-- begin STORED DATA --

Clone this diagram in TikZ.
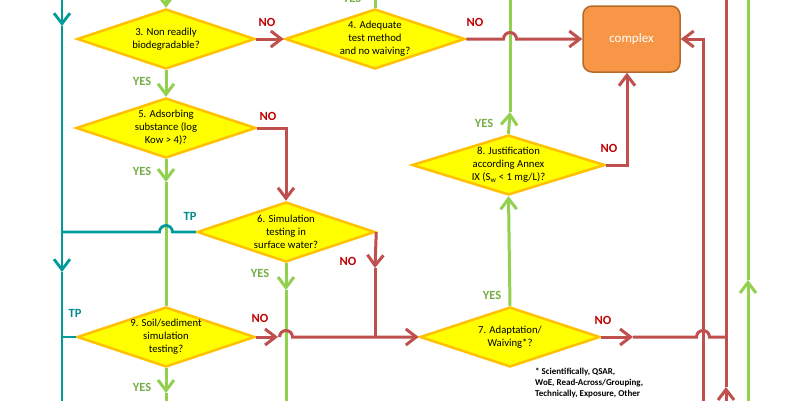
\documentclass[tikz,border=0pt]{standalone}
\usepackage{fontspec}
\setmainfont{Carlito}
\usetikzlibrary{shapes.geometric,arrows.meta,calc}
\definecolor{lred}{HTML}{C0504D}
\definecolor{nored}{HTML}{C00000}
\definecolor{lgreen}{HTML}{92D050}
\definecolor{yesgreen}{HTML}{77AD47}
\definecolor{lteal}{HTML}{009A9A}
\definecolor{tpteal}{HTML}{008B8F}
\definecolor{dfill}{HTML}{FFFF00}
\definecolor{dborder}{HTML}{FFC000}
\definecolor{cfill}{HTML}{F79646}
\definecolor{cborder}{HTML}{B46A2C}
\begin{document}
\begin{tikzpicture}[x=1pt,y=-1pt,
  dec/.style={diamond, draw=dborder, fill=dfill, line width=2.5pt, inner sep=0pt, minimum height=60pt},
  dtxt/.style={font=\fontsize{10.7}{13}\selectfont, align=center, inner sep=0pt},
  tip/.style={-{Straight Barb[length=10.5pt,width=16pt]}},
  redl/.style={draw=lred, line width=3pt},
  grnl/.style={draw=lgreen, line width=3pt},
  teall/.style={draw=lteal, line width=2.8pt},
  nolab/.style={text=nored, font=\bfseries\fontsize{12.5}{14}\selectfont, inner sep=0pt},
  yeslab/.style={text=yesgreen, font=\bfseries\fontsize{12.5}{14}\selectfont, inner sep=0pt},
  tplab/.style={text=tpteal, font=\bfseries\fontsize{12.5}{14}\selectfont, inner sep=0pt},
  boxc/.style={draw=cborder, fill=cfill, line width=1.5pt, rounded corners=9pt, minimum width=97pt, minimum height=66pt, text=white, font=\fontsize{13}{15}\selectfont},
  foot/.style={font=\bfseries\fontsize{9}{11}\selectfont, align=left, inner sep=0pt}
]
\useasboundingbox (0,0) rectangle (800,400);

% ---------- coordinates ----------
\coordinate (g3top) at (166,-10);
\coordinate (g4top) at (375,-10);
\coordinate (a5) at (166,182);
\coordinate (a9) at (166,393);
\coordinate (g9bot) at (166,410);
\coordinate (a6) at (286,290);
\coordinate (g6bot) at (286,410);
\coordinate (a8) at (510,112);
\coordinate (g8top) at (510,-10);
\coordinate (g748b) at (748,410);
\coordinate (a748) at (748,280);
\coordinate (g748t) at (748,-10);
\coordinate (ar6) at (375,268);
\coordinate (j1) at (375,337);
\coordinate (ar9) at (278,337);
\coordinate (h9) at (279.5,337);
\coordinate (ar7) at (633,337);
\coordinate (h7) at (696.5,337);
\coordinate (j2) at (726,337);
\coordinate (r726b) at (726,410);
\coordinate (a726) at (726,387);
\coordinate (r726t) at (726,-10);
\coordinate (r703b) at (703,410);
\coordinate (h4) at (503.5,39);
\coordinate (t62top) at (62,-10);
\coordinate (at1) at (62,26);
\coordinate (at2) at (62,272);
\coordinate (t62bot) at (62,410);
\coordinate (h6) at (172.5,232);
\coordinate (tj6) at (62,232);
\coordinate (tj9) at (62,337);

% ---------- nodes ----------
\node[dec, minimum width=178pt] (d3) at (166,39) {};
\node[dtxt] (t3) at (d3) {3. Non readily\\biodegradable?};
\node[dec, minimum width=180pt] (d4) at (375,39) {};
\node[dtxt] (t4) at (d4) {4. Adequate\\test method\\and no waiving?};
\node[dec, minimum width=180pt] (d5) at (166,128) {};
\node[dtxt] (t5) at (d5) {5. Adsorbing\\substance (log\\Kow > 4)?};
\node[dec, minimum width=178pt] (d6) at (286,232) {};
\node[dtxt] (t6) at (d6) {6. Simulation\\testing in\\surface water?};
\node[dec, minimum width=178pt] (d9) at (166,337) {};
\node[dtxt] (t9) at (d9) {9. Soil/sediment\\simulation\\testing?};
\node[dec, minimum width=180pt] (d7) at (510,337) {};
\node[dtxt] (t7) at (d7) {7. Adaptation/\\Waiving*?};
\node[dec, minimum width=193pt] (d8) at (508.5,165) {};
\node[dtxt] (t8) at (d8) {8. Justification\\according Annex\\IX (S\textsubscript{w} < 1 mg/L)?};
\node[boxc] (cx) at (631.5,39) {complex};
\coordinate (cxs) at ($(cx.south)+(-4.5,0)$);

% ---------- green connectors ----------
\draw[grnl,tip] (g3top) -- (d3.north);
\draw[grnl] (g4top) -- (d4.north);
\draw[grnl,tip] (d3.south) -- (d5.north);
\draw[grnl,tip] (d5.south) -- (a5);
\draw[grnl] (a5) -- (d9.north);
\draw[grnl,tip] (d9.south) -- (a9);
\draw[grnl] (a9) -- (g9bot);
\draw[grnl,tip] (d6.south) -- (a6);
\draw[grnl] (a6) -- (g6bot);
\draw[grnl,tip] (d7.north) -- (d8.south);
\draw[grnl,tip] (d8.north) -- (a8);
\draw[grnl] (a8) -- (g8top);
\draw[grnl,tip] (g748b) -- (a748);
\draw[grnl] (a748) -- (g748t);

% ---------- red connectors ----------
\draw[redl,tip] (d3.east) -- (d4.west);
\draw[redl,tip] (d4.east) -- (h4) arc[start angle=180,end angle=0,radius=6.5pt] -- (cx.west);
\draw[redl,tip] (d5.east) -| (d6.north);
\draw[redl,tip] (d6.east) -- (ar6);
\draw[redl] (ar6) -- (j1);
\draw[redl,tip] (d9.east) -- (ar9);
\draw[redl,tip] (h9) arc[start angle=180,end angle=0,radius=6.5pt] -- (d7.west);
\draw[redl,tip] (d7.east) -- (ar7);
\draw[redl] (ar7) -- (h7) arc[start angle=180,end angle=0,radius=6.5pt] -- (j2);
\draw[redl,tip] (r726b) -- (a726);
\draw[redl] (a726) -- (r726t);
\draw[redl,tip] (r703b) |- (cx.east);
\draw[redl,tip] (d8.east) -| (cxs);

% ---------- teal connectors ----------
\draw[teall,tip] (t62top) -- (at1);
\draw[teall,tip] (at1) -- (at2);
\draw[teall] (at2) -- (t62bot);
\draw[teall] (d6.west) -- (h6) arc[start angle=0,end angle=180,radius=6.5pt] -- (tj6);
\draw[teall] (d9.west) -- (tj9);

% ---------- labels ----------
\node[nolab] (n1) at (267,22) {NO};
\node[nolab] (n2) at (475,22) {NO};
\node[nolab] (n3) at (268,116) {NO};
\node[nolab] (n4) at (348,261) {NO};
\node[nolab] (n5) at (260,318) {NO};
\node[nolab] (n6) at (603,320) {NO};
\node[nolab] (n7) at (609,148) {NO};
\node[yeslab] (y1) at (142,81) {YES};
\node[yeslab] (y2) at (142,171) {YES};
\node[yeslab] (y3) at (142,387) {YES};
\node[yeslab] (y4) at (260,273) {YES};
\node[yeslab] (y5) at (492,295) {YES};
\node[yeslab] (y6) at (484,123) {YES};
\node[yeslab, anchor=base] (y7) at (352,2) {YES};
\node[tplab] (tp1) at (190,216) {TP};
\node[tplab] (tp2) at (75,313) {TP};
\node[foot, anchor=north west] (fn) at (535,368) {* Scientifically, QSAR,\\WoE, Read-Across/Grouping,\\Technically, Exposure, Other};
\end{tikzpicture}
\end{document}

-- end STORED DATA --

YOUR GOAL
In this exercise, set down all of the data exactly, without the pictures.

RIGHT ANSWER
Clone this diagram in TikZ.
\documentclass[tikz,border=0pt]{standalone}
\usepackage{fontspec}
\setmainfont{Carlito}
\usetikzlibrary{shapes.geometric,arrows.meta,calc}
\definecolor{lred}{HTML}{C0504D}
\definecolor{nored}{HTML}{C00000}
\definecolor{lgreen}{HTML}{92D050}
\definecolor{yesgreen}{HTML}{77AD47}
\definecolor{lteal}{HTML}{009A9A}
\definecolor{tpteal}{HTML}{008B8F}
\definecolor{dfill}{HTML}{FFFF00}
\definecolor{dborder}{HTML}{FFC000}
\definecolor{cfill}{HTML}{F79646}
\definecolor{cborder}{HTML}{B46A2C}
\begin{document}
\begin{tikzpicture}[x=1pt,y=-1pt,
  dec/.style={diamond, draw=dborder, fill=dfill, line width=2.5pt, inner sep=0pt, minimum height=60pt},
  dtxt/.style={font=\fontsize{10.7}{13}\selectfont, align=center, inner sep=0pt},
  tip/.style={-{Straight Barb[length=10.5pt,width=16pt]}},
  redl/.style={draw=lred, line width=3pt},
  grnl/.style={draw=lgreen, line width=3pt},
  teall/.style={draw=lteal, line width=2.8pt},
  nolab/.style={text=nored, font=\bfseries\fontsize{12.5}{14}\selectfont, inner sep=0pt},
  yeslab/.style={text=yesgreen, font=\bfseries\fontsize{12.5}{14}\selectfont, inner sep=0pt},
  tplab/.style={text=tpteal, font=\bfseries\fontsize{12.5}{14}\selectfont, inner sep=0pt},
  boxc/.style={draw=cborder, fill=cfill, line width=1.5pt, rounded corners=9pt, minimum width=97pt, minimum height=66pt, text=white, font=\fontsize{13}{15}\selectfont},
  foot/.style={font=\bfseries\fontsize{9}{11}\selectfont, align=left, inner sep=0pt}
]
\useasboundingbox (0,0) rectangle (800,400);

% ---------- coordinates ----------
\coordinate (g3top) at (166,-10);
\coordinate (g4top) at (375,-10);
\coordinate (a5) at (166,182);
\coordinate (a9) at (166,393);
\coordinate (g9bot) at (166,410);
\coordinate (a6) at (286,290);
\coordinate (g6bot) at (286,410);
\coordinate (a8) at (510,112);
\coordinate (g8top) at (510,-10);
\coordinate (g748b) at (748,410);
\coordinate (a748) at (748,280);
\coordinate (g748t) at (748,-10);
\coordinate (ar6) at (375,268);
\coordinate (j1) at (375,337);
\coordinate (ar9) at (278,337);
\coordinate (h9) at (279.5,337);
\coordinate (ar7) at (633,337);
\coordinate (h7) at (696.5,337);
\coordinate (j2) at (726,337);
\coordinate (r726b) at (726,410);
\coordinate (a726) at (726,387);
\coordinate (r726t) at (726,-10);
\coordinate (r703b) at (703,410);
\coordinate (h4) at (503.5,39);
\coordinate (t62top) at (62,-10);
\coordinate (at1) at (62,26);
\coordinate (at2) at (62,272);
\coordinate (t62bot) at (62,410);
\coordinate (h6) at (172.5,232);
\coordinate (tj6) at (62,232);
\coordinate (tj9) at (62,337);

% ---------- nodes ----------
\node[dec, minimum width=178pt] (d3) at (166,39) {};
\node[dtxt] (t3) at (d3) {3. Non readily\\biodegradable?};
\node[dec, minimum width=180pt] (d4) at (375,39) {};
\node[dtxt] (t4) at (d4) {4. Adequate\\test method\\and no waiving?};
\node[dec, minimum width=180pt] (d5) at (166,128) {};
\node[dtxt] (t5) at (d5) {5. Adsorbing\\substance (log\\Kow > 4)?};
\node[dec, minimum width=178pt] (d6) at (286,232) {};
\node[dtxt] (t6) at (d6) {6. Simulation\\testing in\\surface water?};
\node[dec, minimum width=178pt] (d9) at (166,337) {};
\node[dtxt] (t9) at (d9) {9. Soil/sediment\\simulation\\testing?};
\node[dec, minimum width=180pt] (d7) at (510,337) {};
\node[dtxt] (t7) at (d7) {7. Adaptation/\\Waiving*?};
\node[dec, minimum width=193pt] (d8) at (508.5,165) {};
\node[dtxt] (t8) at (d8) {8. Justification\\according Annex\\IX (S\textsubscript{w} < 1 mg/L)?};
\node[boxc] (cx) at (631.5,39) {complex};
\coordinate (cxs) at ($(cx.south)+(-4.5,0)$);

% ---------- green connectors ----------
\draw[grnl,tip] (g3top) -- (d3.north);
\draw[grnl] (g4top) -- (d4.north);
\draw[grnl,tip] (d3.south) -- (d5.north);
\draw[grnl,tip] (d5.south) -- (a5);
\draw[grnl] (a5) -- (d9.north);
\draw[grnl,tip] (d9.south) -- (a9);
\draw[grnl] (a9) -- (g9bot);
\draw[grnl,tip] (d6.south) -- (a6);
\draw[grnl] (a6) -- (g6bot);
\draw[grnl,tip] (d7.north) -- (d8.south);
\draw[grnl,tip] (d8.north) -- (a8);
\draw[grnl] (a8) -- (g8top);
\draw[grnl,tip] (g748b) -- (a748);
\draw[grnl] (a748) -- (g748t);

% ---------- red connectors ----------
\draw[redl,tip] (d3.east) -- (d4.west);
\draw[redl,tip] (d4.east) -- (h4) arc[start angle=180,end angle=0,radius=6.5pt] -- (cx.west);
\draw[redl,tip] (d5.east) -| (d6.north);
\draw[redl,tip] (d6.east) -- (ar6);
\draw[redl] (ar6) -- (j1);
\draw[redl,tip] (d9.east) -- (ar9);
\draw[redl,tip] (h9) arc[start angle=180,end angle=0,radius=6.5pt] -- (d7.west);
\draw[redl,tip] (d7.east) -- (ar7);
\draw[redl] (ar7) -- (h7) arc[start angle=180,end angle=0,radius=6.5pt] -- (j2);
\draw[redl,tip] (r726b) -- (a726);
\draw[redl] (a726) -- (r726t);
\draw[redl,tip] (r703b) |- (cx.east);
\draw[redl,tip] (d8.east) -| (cxs);

% ---------- teal connectors ----------
\draw[teall,tip] (t62top) -- (at1);
\draw[teall,tip] (at1) -- (at2);
\draw[teall] (at2) -- (t62bot);
\draw[teall] (d6.west) -- (h6) arc[start angle=0,end angle=180,radius=6.5pt] -- (tj6);
\draw[teall] (d9.west) -- (tj9);

% ---------- labels ----------
\node[nolab] (n1) at (267,22) {NO};
\node[nolab] (n2) at (475,22) {NO};
\node[nolab] (n3) at (268,116) {NO};
\node[nolab] (n4) at (348,261) {NO};
\node[nolab] (n5) at (260,318) {NO};
\node[nolab] (n6) at (603,320) {NO};
\node[nolab] (n7) at (609,148) {NO};
\node[yeslab] (y1) at (142,81) {YES};
\node[yeslab] (y2) at (142,171) {YES};
\node[yeslab] (y3) at (142,387) {YES};
\node[yeslab] (y4) at (260,273) {YES};
\node[yeslab] (y5) at (492,295) {YES};
\node[yeslab] (y6) at (484,123) {YES};
\node[yeslab, anchor=base] (y7) at (352,2) {YES};
\node[tplab] (tp1) at (190,216) {TP};
\node[tplab] (tp2) at (75,313) {TP};
\node[foot, anchor=north west] (fn) at (535,368) {* Scientifically, QSAR,\\WoE, Read-Across/Grouping,\\Technically, Exposure, Other};
\end{tikzpicture}
\end{document}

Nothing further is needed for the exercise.